> WHAT TO PRODUCE
Give again, verbatim, the lines between the line that contains "What Altair code" and the line that contains "age_young = [2010, 1915.3]", counting both ends. Pictures are excluded from the copy.

***** AVAILABLE DATA

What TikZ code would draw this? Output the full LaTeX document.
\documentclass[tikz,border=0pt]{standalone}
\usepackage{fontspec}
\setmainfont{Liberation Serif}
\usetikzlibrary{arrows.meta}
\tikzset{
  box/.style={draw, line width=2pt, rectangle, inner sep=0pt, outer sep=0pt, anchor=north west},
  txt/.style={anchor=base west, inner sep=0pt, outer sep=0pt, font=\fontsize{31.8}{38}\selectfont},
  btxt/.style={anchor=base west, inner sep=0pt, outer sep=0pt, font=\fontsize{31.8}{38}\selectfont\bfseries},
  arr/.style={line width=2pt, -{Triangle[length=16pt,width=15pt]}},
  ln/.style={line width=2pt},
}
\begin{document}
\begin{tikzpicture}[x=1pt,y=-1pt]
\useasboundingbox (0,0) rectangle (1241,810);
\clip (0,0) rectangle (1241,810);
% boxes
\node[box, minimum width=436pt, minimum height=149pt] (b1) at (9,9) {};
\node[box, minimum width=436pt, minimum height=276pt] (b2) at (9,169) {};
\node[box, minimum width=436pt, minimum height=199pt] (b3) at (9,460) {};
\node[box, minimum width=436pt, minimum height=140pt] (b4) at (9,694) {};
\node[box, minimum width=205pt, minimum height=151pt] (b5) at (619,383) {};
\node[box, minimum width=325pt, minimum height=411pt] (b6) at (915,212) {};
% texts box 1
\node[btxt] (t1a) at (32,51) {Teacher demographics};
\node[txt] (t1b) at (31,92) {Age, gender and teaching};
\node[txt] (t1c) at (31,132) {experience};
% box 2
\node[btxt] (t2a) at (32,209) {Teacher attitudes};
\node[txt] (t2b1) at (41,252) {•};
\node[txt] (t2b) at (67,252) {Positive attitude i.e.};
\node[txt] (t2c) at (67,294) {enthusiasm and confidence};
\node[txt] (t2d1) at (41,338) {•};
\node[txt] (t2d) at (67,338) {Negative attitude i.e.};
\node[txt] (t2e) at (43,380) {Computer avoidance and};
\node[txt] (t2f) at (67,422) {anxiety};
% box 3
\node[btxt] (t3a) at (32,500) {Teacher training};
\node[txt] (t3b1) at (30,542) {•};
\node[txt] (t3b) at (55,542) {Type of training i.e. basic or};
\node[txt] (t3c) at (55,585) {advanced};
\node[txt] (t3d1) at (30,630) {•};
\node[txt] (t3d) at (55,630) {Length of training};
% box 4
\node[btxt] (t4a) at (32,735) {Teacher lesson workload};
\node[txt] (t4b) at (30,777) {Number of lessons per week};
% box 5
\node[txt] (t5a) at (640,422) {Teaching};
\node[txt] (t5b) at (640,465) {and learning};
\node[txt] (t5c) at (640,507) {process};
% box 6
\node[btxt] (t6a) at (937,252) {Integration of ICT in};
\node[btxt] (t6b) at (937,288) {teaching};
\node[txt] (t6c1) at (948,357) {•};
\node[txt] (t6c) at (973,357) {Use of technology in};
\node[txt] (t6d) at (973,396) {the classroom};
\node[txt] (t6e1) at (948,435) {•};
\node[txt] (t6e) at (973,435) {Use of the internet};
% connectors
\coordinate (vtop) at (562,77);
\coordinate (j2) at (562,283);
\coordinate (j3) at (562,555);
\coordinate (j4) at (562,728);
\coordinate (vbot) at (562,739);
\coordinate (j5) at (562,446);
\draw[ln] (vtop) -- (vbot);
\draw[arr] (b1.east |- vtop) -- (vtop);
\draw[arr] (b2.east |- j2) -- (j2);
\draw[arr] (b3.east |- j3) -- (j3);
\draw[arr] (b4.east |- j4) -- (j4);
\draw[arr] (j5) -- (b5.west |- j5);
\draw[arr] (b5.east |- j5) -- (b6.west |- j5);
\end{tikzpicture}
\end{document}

**********
***** AVAILABLE DATA

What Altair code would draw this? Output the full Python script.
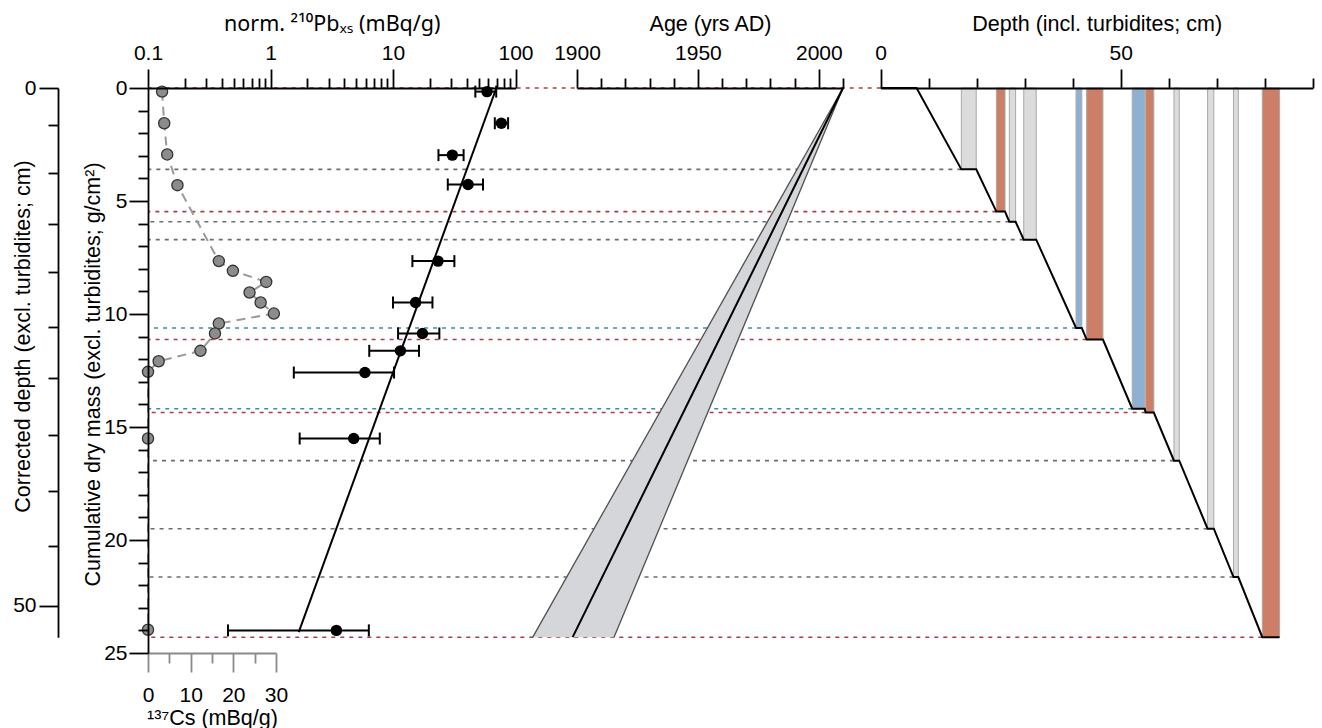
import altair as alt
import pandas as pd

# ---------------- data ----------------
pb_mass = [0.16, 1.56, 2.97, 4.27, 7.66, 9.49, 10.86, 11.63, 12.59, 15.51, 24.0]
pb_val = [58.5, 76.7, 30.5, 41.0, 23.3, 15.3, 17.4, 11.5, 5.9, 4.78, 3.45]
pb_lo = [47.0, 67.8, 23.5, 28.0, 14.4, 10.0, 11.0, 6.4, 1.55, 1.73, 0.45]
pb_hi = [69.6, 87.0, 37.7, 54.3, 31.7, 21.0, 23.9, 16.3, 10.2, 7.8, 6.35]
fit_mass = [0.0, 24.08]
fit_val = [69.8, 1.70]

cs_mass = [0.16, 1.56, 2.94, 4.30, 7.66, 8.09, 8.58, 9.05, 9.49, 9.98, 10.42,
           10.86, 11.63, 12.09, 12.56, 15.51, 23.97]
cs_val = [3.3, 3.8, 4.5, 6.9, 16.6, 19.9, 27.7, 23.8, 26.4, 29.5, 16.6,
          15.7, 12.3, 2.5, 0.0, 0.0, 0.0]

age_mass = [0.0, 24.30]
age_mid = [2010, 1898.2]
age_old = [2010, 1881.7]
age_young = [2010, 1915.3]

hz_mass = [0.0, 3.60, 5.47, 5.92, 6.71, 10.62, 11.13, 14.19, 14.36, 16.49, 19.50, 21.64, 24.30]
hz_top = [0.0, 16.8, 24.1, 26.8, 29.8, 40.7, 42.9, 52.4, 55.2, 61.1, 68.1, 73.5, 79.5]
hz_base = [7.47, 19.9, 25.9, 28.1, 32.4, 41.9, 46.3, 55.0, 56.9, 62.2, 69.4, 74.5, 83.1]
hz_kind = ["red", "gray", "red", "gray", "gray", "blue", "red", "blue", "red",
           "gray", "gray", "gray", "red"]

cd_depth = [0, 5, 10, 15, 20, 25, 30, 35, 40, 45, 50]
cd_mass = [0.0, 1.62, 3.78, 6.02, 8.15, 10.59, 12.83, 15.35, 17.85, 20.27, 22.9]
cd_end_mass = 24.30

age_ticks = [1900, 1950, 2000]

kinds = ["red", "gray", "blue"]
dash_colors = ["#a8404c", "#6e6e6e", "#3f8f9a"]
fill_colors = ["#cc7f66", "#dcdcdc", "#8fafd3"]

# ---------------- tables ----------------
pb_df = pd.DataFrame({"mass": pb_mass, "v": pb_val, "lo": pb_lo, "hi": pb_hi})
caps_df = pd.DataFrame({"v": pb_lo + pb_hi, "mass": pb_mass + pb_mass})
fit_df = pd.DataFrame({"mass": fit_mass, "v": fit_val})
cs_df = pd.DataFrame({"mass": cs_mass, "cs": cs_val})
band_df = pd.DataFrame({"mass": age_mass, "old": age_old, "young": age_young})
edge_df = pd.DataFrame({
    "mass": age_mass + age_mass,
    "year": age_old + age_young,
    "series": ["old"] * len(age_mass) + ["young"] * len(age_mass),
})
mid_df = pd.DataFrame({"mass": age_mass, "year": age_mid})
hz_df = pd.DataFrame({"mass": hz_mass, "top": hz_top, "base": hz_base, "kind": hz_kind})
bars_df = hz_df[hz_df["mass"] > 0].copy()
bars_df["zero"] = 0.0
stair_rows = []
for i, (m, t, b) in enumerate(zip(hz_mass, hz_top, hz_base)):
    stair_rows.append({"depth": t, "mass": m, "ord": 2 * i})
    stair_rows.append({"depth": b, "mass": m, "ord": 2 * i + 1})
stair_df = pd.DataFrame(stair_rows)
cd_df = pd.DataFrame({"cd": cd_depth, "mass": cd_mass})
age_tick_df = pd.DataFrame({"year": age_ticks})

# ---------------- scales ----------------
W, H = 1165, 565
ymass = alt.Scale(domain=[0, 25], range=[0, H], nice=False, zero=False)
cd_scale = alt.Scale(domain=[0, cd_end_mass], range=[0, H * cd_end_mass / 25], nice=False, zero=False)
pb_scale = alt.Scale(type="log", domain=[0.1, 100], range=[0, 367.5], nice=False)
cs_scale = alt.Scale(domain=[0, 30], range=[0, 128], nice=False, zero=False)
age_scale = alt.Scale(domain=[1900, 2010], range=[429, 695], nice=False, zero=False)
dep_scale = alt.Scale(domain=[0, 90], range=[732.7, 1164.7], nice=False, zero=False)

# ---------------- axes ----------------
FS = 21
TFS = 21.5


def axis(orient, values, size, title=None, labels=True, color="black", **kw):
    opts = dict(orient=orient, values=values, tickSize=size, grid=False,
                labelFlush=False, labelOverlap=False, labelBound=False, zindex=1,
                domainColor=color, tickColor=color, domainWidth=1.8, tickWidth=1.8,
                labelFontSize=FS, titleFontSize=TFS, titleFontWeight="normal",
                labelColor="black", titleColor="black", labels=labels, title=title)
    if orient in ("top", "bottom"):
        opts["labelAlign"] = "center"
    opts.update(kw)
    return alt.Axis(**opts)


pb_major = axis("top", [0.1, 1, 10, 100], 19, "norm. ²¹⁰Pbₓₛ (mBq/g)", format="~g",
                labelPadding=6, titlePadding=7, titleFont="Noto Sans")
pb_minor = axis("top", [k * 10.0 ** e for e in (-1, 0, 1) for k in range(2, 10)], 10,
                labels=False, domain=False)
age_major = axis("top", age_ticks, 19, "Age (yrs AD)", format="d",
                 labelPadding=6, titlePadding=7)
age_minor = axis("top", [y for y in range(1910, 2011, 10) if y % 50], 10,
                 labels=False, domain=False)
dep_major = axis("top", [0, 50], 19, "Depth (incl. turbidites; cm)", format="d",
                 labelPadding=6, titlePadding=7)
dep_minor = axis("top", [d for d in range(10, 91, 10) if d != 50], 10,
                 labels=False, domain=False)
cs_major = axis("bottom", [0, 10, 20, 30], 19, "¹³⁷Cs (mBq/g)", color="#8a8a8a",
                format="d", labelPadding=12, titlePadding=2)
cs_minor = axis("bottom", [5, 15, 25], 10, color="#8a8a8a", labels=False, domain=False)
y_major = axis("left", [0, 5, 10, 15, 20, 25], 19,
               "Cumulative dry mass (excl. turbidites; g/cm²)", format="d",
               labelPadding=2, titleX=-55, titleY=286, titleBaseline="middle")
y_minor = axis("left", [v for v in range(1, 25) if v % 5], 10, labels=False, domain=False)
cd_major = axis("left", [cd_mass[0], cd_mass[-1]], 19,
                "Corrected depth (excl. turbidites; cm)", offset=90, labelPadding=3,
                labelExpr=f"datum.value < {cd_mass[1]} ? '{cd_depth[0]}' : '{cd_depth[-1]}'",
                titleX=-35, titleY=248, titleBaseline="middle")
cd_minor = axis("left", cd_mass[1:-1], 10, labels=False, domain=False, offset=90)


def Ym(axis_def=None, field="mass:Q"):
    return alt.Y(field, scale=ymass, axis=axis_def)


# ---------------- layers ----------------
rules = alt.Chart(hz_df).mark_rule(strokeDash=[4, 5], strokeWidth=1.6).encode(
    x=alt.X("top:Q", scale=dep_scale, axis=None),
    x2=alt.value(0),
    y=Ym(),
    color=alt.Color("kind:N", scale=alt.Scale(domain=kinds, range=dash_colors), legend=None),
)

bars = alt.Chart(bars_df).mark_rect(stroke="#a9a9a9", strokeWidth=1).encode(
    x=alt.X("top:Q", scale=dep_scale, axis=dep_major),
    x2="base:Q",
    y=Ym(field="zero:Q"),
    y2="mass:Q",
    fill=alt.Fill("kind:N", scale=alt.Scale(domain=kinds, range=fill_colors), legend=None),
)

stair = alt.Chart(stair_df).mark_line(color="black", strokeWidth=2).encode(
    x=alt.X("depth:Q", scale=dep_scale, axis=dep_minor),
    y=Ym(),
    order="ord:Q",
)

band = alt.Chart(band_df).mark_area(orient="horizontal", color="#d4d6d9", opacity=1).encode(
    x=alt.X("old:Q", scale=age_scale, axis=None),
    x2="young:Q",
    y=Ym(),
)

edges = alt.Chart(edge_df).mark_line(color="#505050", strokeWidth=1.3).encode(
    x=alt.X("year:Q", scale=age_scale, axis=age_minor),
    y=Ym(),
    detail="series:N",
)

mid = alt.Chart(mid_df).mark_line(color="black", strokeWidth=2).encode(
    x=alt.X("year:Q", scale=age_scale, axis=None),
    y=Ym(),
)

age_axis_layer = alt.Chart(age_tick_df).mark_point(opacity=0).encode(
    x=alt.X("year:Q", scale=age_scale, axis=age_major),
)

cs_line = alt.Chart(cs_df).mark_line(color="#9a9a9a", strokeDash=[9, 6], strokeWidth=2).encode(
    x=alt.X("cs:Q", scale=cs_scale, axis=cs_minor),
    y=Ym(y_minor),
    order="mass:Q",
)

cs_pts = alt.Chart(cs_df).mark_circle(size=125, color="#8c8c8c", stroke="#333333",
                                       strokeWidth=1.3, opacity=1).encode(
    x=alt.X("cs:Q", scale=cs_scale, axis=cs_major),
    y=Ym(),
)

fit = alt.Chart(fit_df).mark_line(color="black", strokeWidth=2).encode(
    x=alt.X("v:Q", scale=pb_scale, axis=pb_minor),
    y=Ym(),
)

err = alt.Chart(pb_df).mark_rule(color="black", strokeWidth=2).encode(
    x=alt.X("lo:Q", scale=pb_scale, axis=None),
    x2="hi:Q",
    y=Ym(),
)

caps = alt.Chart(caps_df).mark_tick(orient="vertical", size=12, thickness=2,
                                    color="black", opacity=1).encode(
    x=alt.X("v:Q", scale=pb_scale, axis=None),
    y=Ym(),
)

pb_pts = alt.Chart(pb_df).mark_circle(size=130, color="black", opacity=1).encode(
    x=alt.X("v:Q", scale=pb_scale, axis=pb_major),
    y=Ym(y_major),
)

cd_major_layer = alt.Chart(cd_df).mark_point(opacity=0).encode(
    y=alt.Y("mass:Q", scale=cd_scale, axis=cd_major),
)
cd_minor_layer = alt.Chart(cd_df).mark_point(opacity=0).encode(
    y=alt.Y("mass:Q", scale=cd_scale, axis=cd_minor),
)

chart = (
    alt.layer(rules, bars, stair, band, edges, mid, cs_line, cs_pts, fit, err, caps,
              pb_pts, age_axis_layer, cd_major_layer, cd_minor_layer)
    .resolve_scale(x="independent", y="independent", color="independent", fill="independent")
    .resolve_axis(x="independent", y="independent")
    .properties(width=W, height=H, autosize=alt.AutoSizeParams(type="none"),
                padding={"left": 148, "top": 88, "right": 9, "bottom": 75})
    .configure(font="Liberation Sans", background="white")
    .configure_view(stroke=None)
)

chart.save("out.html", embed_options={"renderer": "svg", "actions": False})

**********
***** AVAILABLE DATA

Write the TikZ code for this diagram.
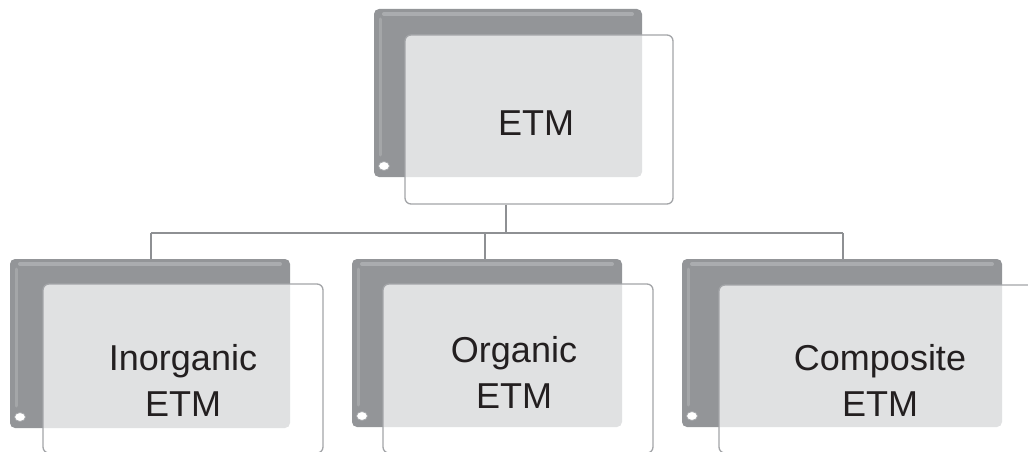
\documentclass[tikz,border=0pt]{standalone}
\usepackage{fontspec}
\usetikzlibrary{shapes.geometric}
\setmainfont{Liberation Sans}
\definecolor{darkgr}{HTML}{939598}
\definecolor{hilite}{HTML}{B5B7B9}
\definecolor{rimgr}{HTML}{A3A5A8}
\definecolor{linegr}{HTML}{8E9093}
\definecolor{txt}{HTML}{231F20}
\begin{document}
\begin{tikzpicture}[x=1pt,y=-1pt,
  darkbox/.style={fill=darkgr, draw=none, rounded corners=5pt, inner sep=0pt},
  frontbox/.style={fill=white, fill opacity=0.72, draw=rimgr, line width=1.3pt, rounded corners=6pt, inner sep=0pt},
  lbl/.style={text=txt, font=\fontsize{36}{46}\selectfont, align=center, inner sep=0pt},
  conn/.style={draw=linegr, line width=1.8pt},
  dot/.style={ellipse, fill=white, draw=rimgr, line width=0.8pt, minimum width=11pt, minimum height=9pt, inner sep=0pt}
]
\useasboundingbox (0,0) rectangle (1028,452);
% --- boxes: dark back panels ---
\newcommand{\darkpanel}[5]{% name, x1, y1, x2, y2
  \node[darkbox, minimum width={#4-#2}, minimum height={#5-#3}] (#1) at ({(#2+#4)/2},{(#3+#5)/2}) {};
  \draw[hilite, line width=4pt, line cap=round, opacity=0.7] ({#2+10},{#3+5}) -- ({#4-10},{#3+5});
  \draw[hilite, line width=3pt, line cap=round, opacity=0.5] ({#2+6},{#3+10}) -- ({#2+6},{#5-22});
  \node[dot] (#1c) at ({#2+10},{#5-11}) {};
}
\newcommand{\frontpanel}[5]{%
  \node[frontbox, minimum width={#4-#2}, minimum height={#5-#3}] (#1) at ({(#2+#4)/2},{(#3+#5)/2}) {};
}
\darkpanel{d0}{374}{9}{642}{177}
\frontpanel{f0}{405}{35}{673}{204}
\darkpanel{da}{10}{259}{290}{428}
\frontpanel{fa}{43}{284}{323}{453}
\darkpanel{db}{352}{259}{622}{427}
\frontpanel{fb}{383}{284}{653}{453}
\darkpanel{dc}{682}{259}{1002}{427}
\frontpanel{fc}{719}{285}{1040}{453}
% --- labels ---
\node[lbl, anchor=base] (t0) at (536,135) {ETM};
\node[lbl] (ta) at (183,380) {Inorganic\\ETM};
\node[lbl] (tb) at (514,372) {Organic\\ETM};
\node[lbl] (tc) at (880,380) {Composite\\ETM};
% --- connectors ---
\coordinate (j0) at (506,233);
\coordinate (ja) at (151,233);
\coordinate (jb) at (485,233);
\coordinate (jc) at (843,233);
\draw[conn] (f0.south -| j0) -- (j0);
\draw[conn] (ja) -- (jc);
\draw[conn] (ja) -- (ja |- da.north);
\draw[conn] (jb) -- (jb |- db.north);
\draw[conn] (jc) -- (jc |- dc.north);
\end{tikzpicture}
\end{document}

**********

> EXERCISE OUTPUT
What Altair code would draw this? Output the full Python script.
import altair as alt
import pandas as pd

# ---------------- data ----------------
pb_mass = [0.16, 1.56, 2.97, 4.27, 7.66, 9.49, 10.86, 11.63, 12.59, 15.51, 24.0]
pb_val = [58.5, 76.7, 30.5, 41.0, 23.3, 15.3, 17.4, 11.5, 5.9, 4.78, 3.45]
pb_lo = [47.0, 67.8, 23.5, 28.0, 14.4, 10.0, 11.0, 6.4, 1.55, 1.73, 0.45]
pb_hi = [69.6, 87.0, 37.7, 54.3, 31.7, 21.0, 23.9, 16.3, 10.2, 7.8, 6.35]
fit_mass = [0.0, 24.08]
fit_val = [69.8, 1.70]

cs_mass = [0.16, 1.56, 2.94, 4.30, 7.66, 8.09, 8.58, 9.05, 9.49, 9.98, 10.42,
           10.86, 11.63, 12.09, 12.56, 15.51, 23.97]
cs_val = [3.3, 3.8, 4.5, 6.9, 16.6, 19.9, 27.7, 23.8, 26.4, 29.5, 16.6,
          15.7, 12.3, 2.5, 0.0, 0.0, 0.0]

age_mass = [0.0, 24.30]
age_mid = [2010, 1898.2]
age_old = [2010, 1881.7]
age_young = [2010, 1915.3]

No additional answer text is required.